Pokonywaliśmy wszystkich mistrzów świata: Włochy, Brazylię i Anglię. Francję, Hiszpanię, Argentynę i Urugwaj, nawet na ich boiskach. Tylko nie Niemców. Ani u nich, ani w Polsce, ani na neutralnych stadionach. I czekamy tak od 81 lat ze świadomością, że w zasadzie nie mamy podstaw do optymizmu. Oni są po prostu lepsi pod każdym względem. I o ile w rywalizacji z innymi reprezentacjami czasami może nam pomóc szczęście, o tyle w konfrontacji z Niemcami trzeba o nim zapomnieć. Ta maszyna się nie psuje, przypadki są wykluczone.
Coś się jednak zmienia. Jeszcze ćwierć wieku temu, szukając alibi po przegranych meczach, używaliśmy argumentu, że fiat 126p nie może prześcignąć mercedesa. Już jednak nie jeździmy maluchami, a w mercedesach czujemy się tak samo dobrze jak Niemcy.
Kiedyś napisalibyśmy też, że polskie stadiony to w porównaniu z niemieckimi kurniki. Dziś już tego nie zrobimy, bo nawet przebudowany Stadion Olimpijski w Berlinie nie umywa się do Stadionu Narodowego w Warszawie, który zaprojektowali i wspólnie wybudowali Polacy i Niemcy.
Owszem, budżet Bayernu Monachium jest taki jak całej polskiej ligi, a Ekstraklasa ma się nijak do Bundesligi, ale mistrzami tej Bundesligi są też Polacy, Robert Lewandowski jest nawet jej najlepszym strzelcem.
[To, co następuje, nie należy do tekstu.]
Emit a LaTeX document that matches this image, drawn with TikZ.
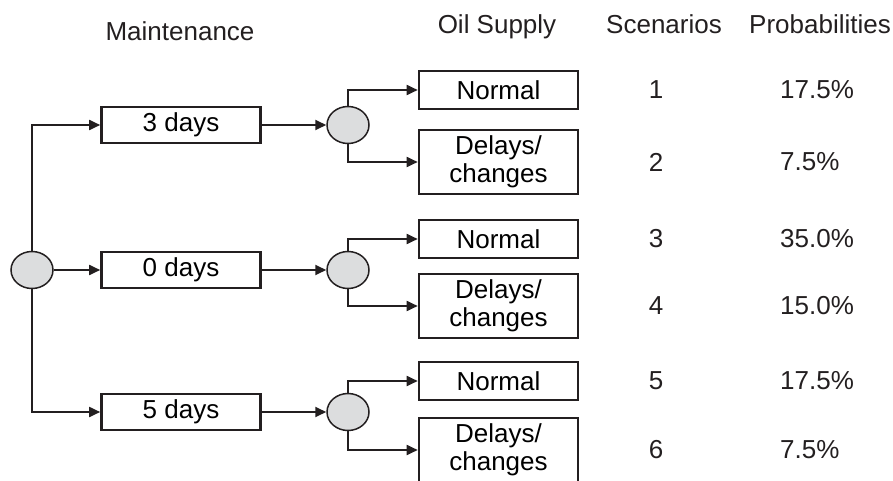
\documentclass[tikz,border=0pt]{standalone}
\usepackage{fontspec}
\setmainfont{Liberation Sans}
\usetikzlibrary{shapes.geometric, arrows.meta}
\definecolor{NodeGray}{HTML}{DCDDDE}
\definecolor{InkBlack}{HTML}{231F20}

\tikzset{
  chance/.style={ellipse, draw=InkBlack, fill=NodeGray, line width=1.5pt,
    minimum width=42pt, minimum height=37pt, inner sep=0pt},
  optbox/.style={draw=InkBlack, line width=2.6pt, minimum width=159pt,
    inner sep=0pt, align=center, font=\fontsize{26}{28}\selectfont},
  label/.style={font=\fontsize{26}{28}\selectfont, text=InkBlack, inner sep=0pt},
  link/.style={InkBlack, line width=1.8pt, -{Triangle[length=11pt, width=10pt]}}
}

\begin{document}
\begin{tikzpicture}[x=1pt, y=-1pt]
                \useasboundingbox (0,0) rectangle (893,481);
                \clip (0,0) rectangle (893,481);
                % column headers
                \node[label, anchor=base] (hmain) at (180,41) {Maintenance};
                \node[label, anchor=base] (hoil) at (497,34) {Oil Supply};
                \node[label, anchor=base] (hscen) at (664,34) {Scenarios};
                \node[label, anchor=base] (hprob) at (820,34) {Probabilities};
                \node[chance] (root) at (32,270) {};
                \foreach \g/\yy/\yn/\yd/\dd/\sa/\sb/\pa/\pb in
                    {a/125/90/162/3/1/2/17.5/7.5,
                     b/270/239/306/0/3/4/35.0/15.0,
                     c/412/381/450/5/5/6/17.5/7.5} {
                    \node[optbox, minimum height=36pt] (m-\g) at (181,\yy) {\dd{} days};
                    \node[chance] (c-\g) at (348,\yy) {};
                    \node[optbox, minimum height=38pt] (n-\g) at (498.5,\yn) {Normal};
                    \node[optbox, minimum height=64pt] (d-\g) at (498.5,\yd) {Delays/\\changes};
                    \node[label] (s1-\g) at (656,\yn) {\sa};
                    \node[label] (s2-\g) at (656,\yd) {\sb};
                    \node[label, anchor=west] (p1-\g) at (780,\yn) {\pa\%};
                    \node[label, anchor=west] (p2-\g) at (780,\yd) {\pb\%};
                    \draw[link] (m-\g) -- (c-\g);
                    \draw[link] (c-\g.north) |- (n-\g.west);
                    \draw[link] (c-\g.south) |- (d-\g.west);
                }
                \draw[link] (root.north) |- (m-a.west);
                \draw[link] (root) -- (m-b);
                \draw[link] (root.south) |- (m-c.west);
            \end{tikzpicture}
\end{document}
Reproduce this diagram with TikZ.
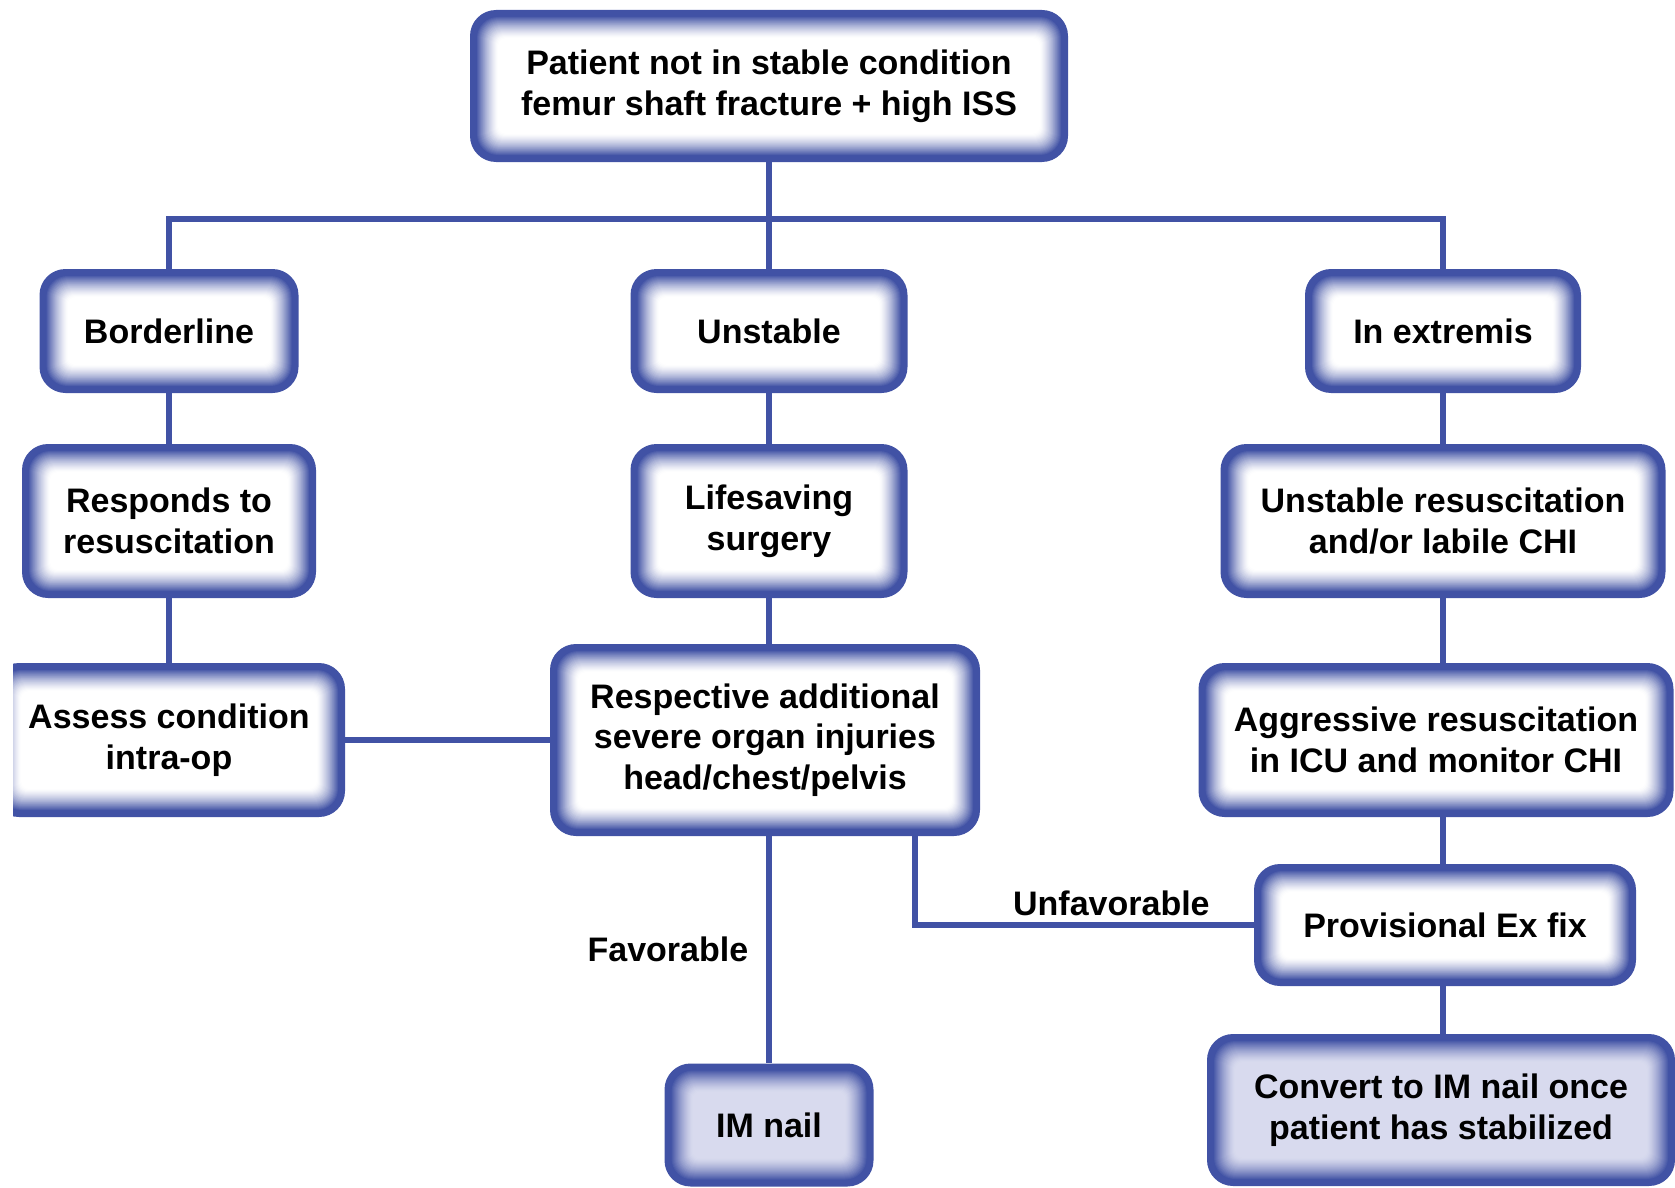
\documentclass[tikz,border=0pt]{standalone}
\usepackage{fontspec}
\setmainfont{Liberation Sans}
\usepackage{xcolor}
\usepackage{tikz}
\usetikzlibrary{positioning,calc}
\definecolor{flowblue}{HTML}{4152A5}
\definecolor{endfill}{HTML}{D8DAEE}

\tikzset{
  glowbox/.style={rounded corners=13pt, fill=flowblue, align=center, inner sep=0pt,
    font=\fontsize{17}{20.3}\selectfont\bfseries,
    path picture={
      \foreach \k [evaluate=\k as \p using {int(max(0,min(100,100*((28-\k)/22)^1.4)))},
                   evaluate=\k as \r using {max(4,13-\k*0.35)}] in {1,...,28}
        \fill[flowblue!\p!#1, rounded corners=\r pt]
          ([shift={(\k*0.5pt,\k*0.5pt)}]path picture bounding box.south west) rectangle
          ([shift={(-\k*0.5pt,-\k*0.5pt)}]path picture bounding box.north east);
    }},
  glowbox/.default=white,
}

\begin{document}
\begin{tikzpicture}[
  x=0.5pt, y=-0.5pt,
  link/.style={draw=flowblue, line width=2.8pt},
  lbl/.style={font=\fontsize{17}{20.3}\selectfont\bfseries, inner sep=0pt}
]
\useasboundingbox (0,0) rectangle (1675,1188);

% top and three branches
\node[glowbox, minimum width=299pt, minimum height=76pt] (patient) at (769,86)
  {Patient not in stable condition\\femur shaft fracture + high ISS};
\node[glowbox, minimum width=129.5pt, minimum height=62pt] (border) at (169,331) {Borderline};
\node[glowbox, minimum width=138.5pt, minimum height=62pt] (unstable) at (769,331) {Unstable};
\node[glowbox, minimum width=138pt, minimum height=62pt] (extremis) at (1443,331) {In extremis};

% second row
\node[glowbox, minimum width=147pt, minimum height=77pt] (responds) at (169,521) {Responds to\\resuscitation};
\node[glowbox, minimum width=138.5pt, minimum height=77pt] (lifesave) at (769,521) {Lifesaving\\surgery};
\node[glowbox, minimum width=222.5pt, minimum height=77pt] (unstres) at (1443,521) {Unstable resuscitation\\and/or labile CHI};

% third row
\begin{scope}
  \clip (13,0) rectangle (1675,1188);
  \node[glowbox, minimum width=176pt, minimum height=77pt] (assess) at (169,740) {Assess condition\\intra-op};
\end{scope}
\node[glowbox, minimum width=215pt, minimum height=96pt] (organ) at (765,740)
  {Respective additional\\severe organ injuries\\head/chest/pelvis};
\node[glowbox, minimum width=237.5pt, minimum height=77pt] (icu) at (1436,740)
  {Aggressive resuscitation\\in ICU and monitor CHI};

% bottom
\node[glowbox, minimum width=191pt, minimum height=61pt] (exfix) at (1445,925) {Provisional Ex fix};
\node[glowbox=endfill, minimum width=234pt, minimum height=76pt] (convert) at (1441,1110)
  {Convert to IM nail once\\patient has stabilized};
\node[glowbox=endfill, minimum width=104.5pt, minimum height=61.5pt] (imnail) at (769,1125) {IM nail};

\coordinate (bus) at (769,219);

\draw[link] (patient.south) -- (unstable.north);
\draw[link] (border.north) |- (bus) -| (extremis.north);
\draw[link] (border) -- (responds);
\draw[link] (responds) -- (responds |- assess.north);
\draw[link] (unstable) -- (lifesave);
\draw[link] (lifesave.south) -- (lifesave.south |- organ.north);
\draw[link] (assess.east) -- (assess.east -| organ.west);
\draw[link] (extremis) -- (unstres);
\draw[link] (unstres.south) -- (unstres.south |- icu.north);
\draw[link] (unstres.south |- icu.south) -- (unstres.south |- exfix.north);
\draw[link] (unstres.south |- exfix.south) -- (unstres.south |- convert.north);
\draw[link] (imnail.north |- organ.south) -- node[lbl, left=9pt] {Favorable} (imnail.north);
\draw[link] ([xshift=75pt]organ.south) |- node[lbl, pos=0.79, above=3pt] {Unfavorable} (exfix.west);
\end{tikzpicture}
\end{document}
Kompleks bogatego Niemca powoli odchodzi w przeszłość. Przestaliśmy być wyłącznie tanią siłą roboczą nabijającą kasę sklepom Aldi. Staliśmy się partnerami nie tylko przy budowie stadionów. Powoli nieaktualny staje się niemiecki dowcip: „Jedź do Polski. Twój samochód już tam jest". Robertowi Lewandowskiemu pod jego domem w Dortmundzie też ktoś ukradł koła od auta.